Disappointed in cemetery decision


To the Editor:

I write to express my deep disappointment in the decision of the Sylva Town Board on Dec. 2 to deny St. Mary’s Catholic Church’s request for a cemetery.

Though the participants in that hearing were divided, one thing we all have in common is that we will all die one day. And when we do, we’ll need a place to be laid to rest. Many of our parishioners hope that place will be right here in Sylva, in the community we have made our home. St. Mary’s has been a fixture in Sylva since 1955. I’ve been a member there for more than 20 years, and as long as I can recall, there have been hopes of one day erecting a cemetery on our property, so that we might have a place to remember our beloved dead.

One opponent, quoted in the Dec. 9 Herald said cemeteries are “spooky.” She doesn’t want to look at what she describes as “a yard full of deceased people.” Others who spoke against the cemetery at the public hearing expressed the same opinion. The point was made that our parishioners come to worship and then return to our homes, so we wouldn’t have to see the cemetery all the time. But that’s just the point.
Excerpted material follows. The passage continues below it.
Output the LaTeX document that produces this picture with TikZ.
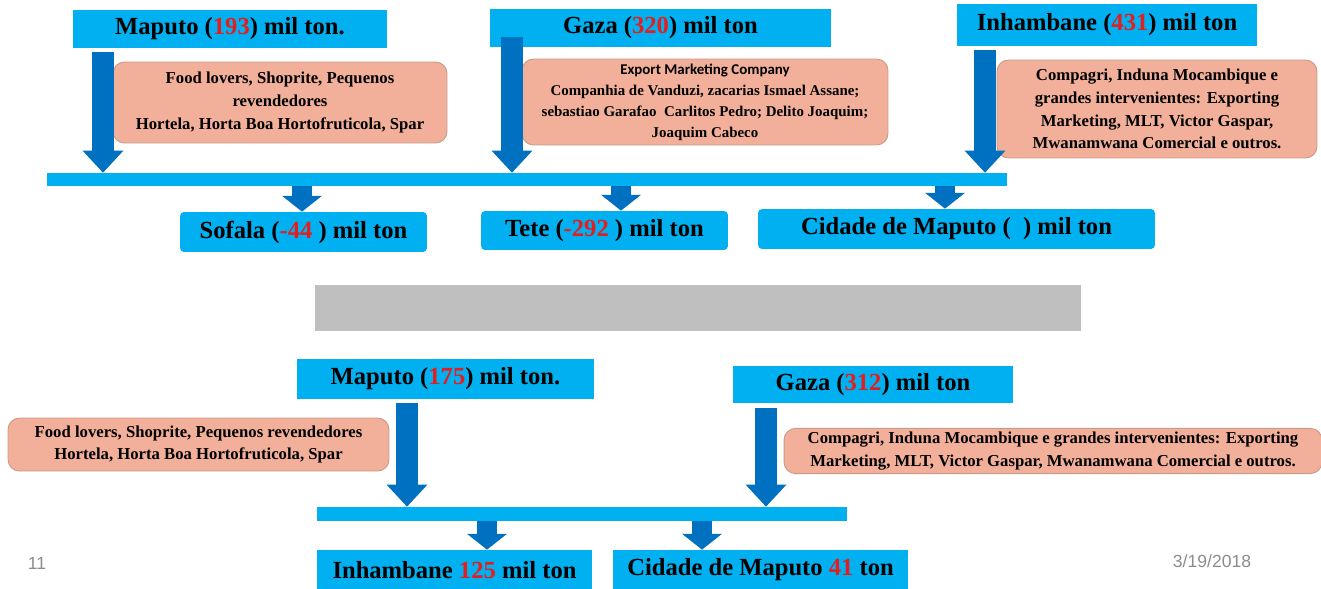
\documentclass[tikz,border=0pt]{standalone}
\usepackage{fontspec}
\setmainfont{Liberation Serif}
\newfontfamily\calibrifont{Carlito}
\newfontfamily\footfont{Liberation Sans}
\usepackage{xcolor}
\usepackage{tikz}
\usetikzlibrary{arrows.meta}

\definecolor{boxblue}{HTML}{00B0F0}
\definecolor{arrowblue}{HTML}{0070C0}
\definecolor{salmon}{HTML}{F2B09A}
\definecolor{salmonedge}{HTML}{C99A88}
\definecolor{bannergray}{HTML}{BFBFBF}
\definecolor{numred}{HTML}{E41E1E}
\definecolor{footgray}{HTML}{8C8C8C}
\newcommand{\rv}[1]{\textcolor{numred}{#1}}

\begin{document}
\begin{tikzpicture}[x=0.02cm, y=-0.02cm,
    hdr/.style={rectangle, fill=boxblue, inner sep=2pt, font=\fontsize{14}{16}\selectfont\bfseries},
    dest/.style={hdr, rounded corners=2.3pt},
    info/.style={rectangle, rounded corners=6.5pt, fill=salmon, draw=salmonedge, line width=0.5pt, align=center, inner sep=2pt, font=\fontsize{9.5}{13}\selectfont\bfseries},
    bus/.style={rectangle, fill=boxblue, inner sep=0pt},
    bigarr/.style={arrowblue, line width=12pt, -{Triangle[length=12.5pt, width=23.2pt, line width=0pt]}},
    smallarr/.style={arrowblue, line width=11.3pt, -{Triangle[length=9pt, width=22.7pt, line width=0pt]}},
    foot/.style={text=footgray, font=\footfont\fontsize{10}{12}\selectfont}
]
    \useasboundingbox (0,0) rectangle (1321,588);
    \clip (0,0) rectangle (1321,588);

    \node[hdr, minimum width=6.28cm, minimum height=0.76cm] (mapA) at (230,29) {Maputo (\rv{193}) mil ton.};
    \node[hdr, minimum width=6.82cm, minimum height=0.76cm] (gazaA) at (660.5,28) {Gaza (\rv{320}) mil ton};
    \node[hdr, minimum width=6.0cm, minimum height=0.84cm] (inhA) at (1107,25) {Inhambane (\rv{431}) mil ton};

    \node[info, minimum width=6.68cm, minimum height=1.62cm] (infoA) at (280,102.5)
        {Food lovers, Shoprite, Pequenos\\ revendedores\\ Hortela, Horta Boa Hortofruticola, Spar};
    \node[info, minimum width=7.32cm, minimum height=1.72cm, font=\fontsize{8.5}{12}\selectfont\bfseries] (infoB) at (705,102)
        {{\calibrifont Export Marketing Company}\\ Companhia de Vanduzi, zacarias Ismael Assane;\\ sebastiao Garafao\ \ Carlitos Pedro; Delito Joaquim;\\ Joaquim Cabeco};
    \node[info, minimum width=6.4cm, minimum height=1.96cm] (infoC) at (1157,109)
        {Compagri, Induna Mocambique e\\ grandes intervenientes: Exporting\\ Marketing, MLT, Victor Gaspar,\\ Mwanamwana Comercial e outros.};

    \node[bus, minimum width=19.2cm, minimum height=0.26cm] (busA) at (527,179.5) {};

    \node[dest, minimum width=4.94cm, minimum height=0.8cm] (sofala) at (303.5,232) {Sofala (\rv{-44} ) mil ton};
    \node[dest, minimum width=4.94cm, minimum height=0.78cm] (tete) at (604.5,230.5) {Tete (\rv{-292} ) mil ton};
    \node[dest, minimum width=7.94cm, minimum height=0.8cm] (cidA) at (956.5,229) {Cidade de Maputo (\ \ ) mil ton};

    \draw[bigarr, shorten <=2.3pt] (mapA.south -| 103,0) -- (busA.north -| 103,0);
    \draw[bigarr, shorten <=-5.7pt] (gazaA.south -| 512,0) -- (busA.north -| 512,0);
    \draw[bigarr, shorten <=2.3pt] (inhA.south -| 985,0) -- (busA.north -| 985,0);
    \draw[smallarr] (busA.south -| 302,0) -- (sofala.north -| 302,0);
    \draw[smallarr] (busA.south -| 621,0) -- (tete.north -| 621,0);
    \draw[smallarr] (busA.south -| 945,0) -- (cidA.north -| 945,0);

    \node[fill=bannergray, minimum width=15.32cm, minimum height=0.92cm] (banner) at (698,308) {};

    \node[hdr, minimum width=5.94cm, minimum height=0.8cm] (mapB) at (445.5,379) {Maputo (\rv{175}) mil ton.};
    \node[hdr, minimum width=5.6cm, minimum height=0.74cm] (gazaB) at (873,384.5) {Gaza (\rv{312}) mil ton};

    \node[info, minimum width=7.62cm, minimum height=1.06cm] (infoD) at (198.5,444.5)
        {Food lovers, Shoprite, Pequenos revendedores\\ Hortela, Horta Boa Hortofruticola, Spar};
    \node[info, minimum width=10.76cm, minimum height=0.84cm] (infoE) at (1053,451)
        {Compagri, Induna Mocambique e grandes intervenientes: Exporting\\ Marketing, MLT, Victor Gaspar, Mwanamwana Comercial e outros.};

    \node[bus, minimum width=10.6cm, minimum height=0.28cm] (busB) at (582,514) {};

    \node[hdr, minimum width=5.5cm, minimum height=0.8cm] (inhB) at (454.5,570) {Inhambane \rv{125} mil ton};
    \node[hdr, minimum width=5.9cm, minimum height=0.8cm] (cidB) at (760.5,570) {Cidade de Maputo \rv{41} ton};

    \draw[bigarr, shorten <=2.3pt] (mapB.south -| 407,0) -- (busB.north -| 407,0);
    \draw[bigarr, shorten <=2.8pt] (gazaB.south -| 766,0) -- (busB.north -| 766,0);
    \draw[smallarr] (busB.south -| 487,0) -- (inhB.north -| 487,0);
    \draw[smallarr] (busB.south -| 702,0) -- (cidB.north -| 702,0);

    \node[foot] (pnum) at (37,563) {11};
    \node[foot] (date) at (1212,561) {3/19/2018};
\end{tikzpicture}
\end{document}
We want to see it all the time. We want to see where our loved ones are buried, awaiting the Resurrection, in the hope that we will be reunited with them on that glorious day.

It is quite common for cemeteries to be located in neighborhoods and on church grounds. Many of our county’s older communities have cemeteries. I live a stone’s throw from one of them and feel honored to do so. I always stop what I’m doing and offer a silent prayer when I see a funeral procession drive down my street. When I was a student at Western Carolina University I used to park my car behind the library and walk past the cemetery at Cullowhee Baptist Church on my way to classes. I would read the names on the grave markers and wonder about their lives. Cemeteries serve as important reminders of those who have gone before us. They also remind us of our own mortality. We will all end up in the grave one day. We should live so as to be ready to die – and when we do, we should all have a final resting place of dignity.

Our modern society prefers to keep death hidden. More people die in hospitals and institutions than at home. Professionals care for the body after death, not family members. This is precisely why cemeteries are so important. They are one of the few remaining places that invite us to confront our own mortality. The fact that our neighbors find that so distasteful only testifies to the greatness of that need.